Я зол на Москву. Боря пишет мне встревоженные письма (обещает, между прочим, прислать тебе Симфонию), а я ему не в силах ответить. Ибо неуловимо хамские выходки есть в этой Симфонии против меня, а в только что вышедшей книге Сережи — целая очень уловимо хамская статья обо мне. Московское высокомерие мне претит, они досадны и безвкусны, как индейские петухи. Хожу и плююсь, как будто в рот попал клоп. Чорт с ними.

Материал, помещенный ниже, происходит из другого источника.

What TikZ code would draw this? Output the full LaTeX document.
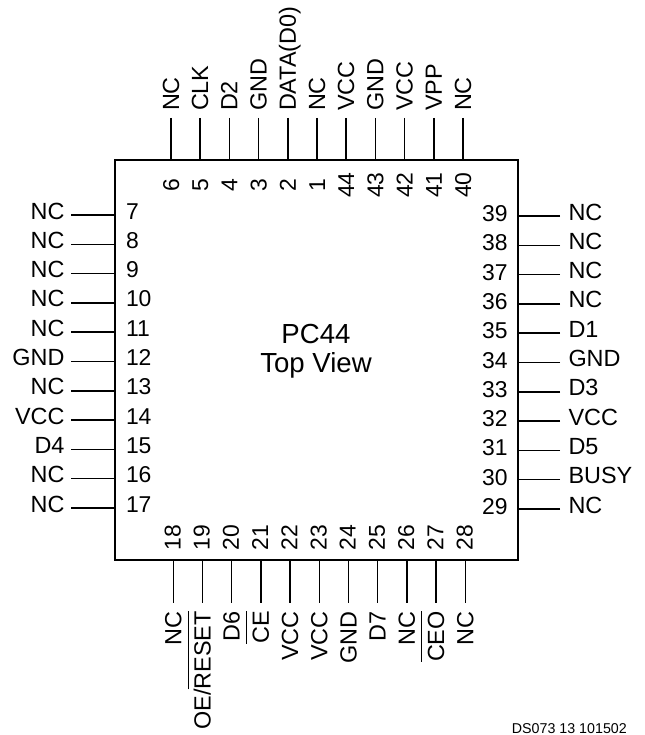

Чтобы не заключать так письма, сообщаю, что перевожу уже последний акт «Die Ahnfrau». Бенуа придумал назвать ее «Покойницей» (в скобках — немецкое заглавие) и так поставить на обложке книги и на афише. Я согласен.

Целую.

Саша.

171. Андрею Белому. 24 апреля 1908. <Петербург>

Милый Боря.

Я долго не отвечал на Твои письма, потому что не умел ответить. Сделать это мне трудно и до сих пор. Я прочел «Кубок метелей» и нашел эту книгу не только чуждой, но глубоко враждебной мне по духу. С моей точки зрения, там очень много кощунственного, но, так как Ты находил, со своей стороны, кощунственное в моей «Нечаянной Радости» и и пьесах, то я теряюсь и готов признать, что мы окончательно и бесповоротно не можем судить друг о друге. Ты пишешь, что Симфония эта — самая искренняя из всех; в таком случае я ничего в Тебе не понимаю, никогда не пойму, и никто не поймет. Даже с внешней стороны (литературной) я совершенно отрицаю эту Симфонию, за исключением немногих мест, уже по одному тому, что половины не понимаю (но и никто не понимает). К этому присоединяется ужасно неприятное впечатление от Твоих рецензий в «Весах» о Сологубе, Гиппиус, «обозной сволочи». Я не могу не верить в наше с Тобой отношение друг к другу, основанное на чем-то большем, чем мы, потому что за это всегда говорили и говорят мистические факты. Но более запутанных внутренних отношений у меня нет и не было ни с кем. Всю жизнь у меня была и есть единственная «неколебимая истина» мистического порядка, и с точки зрения этой истины я принужден признать Твою Симфонию враждебной мне по существу.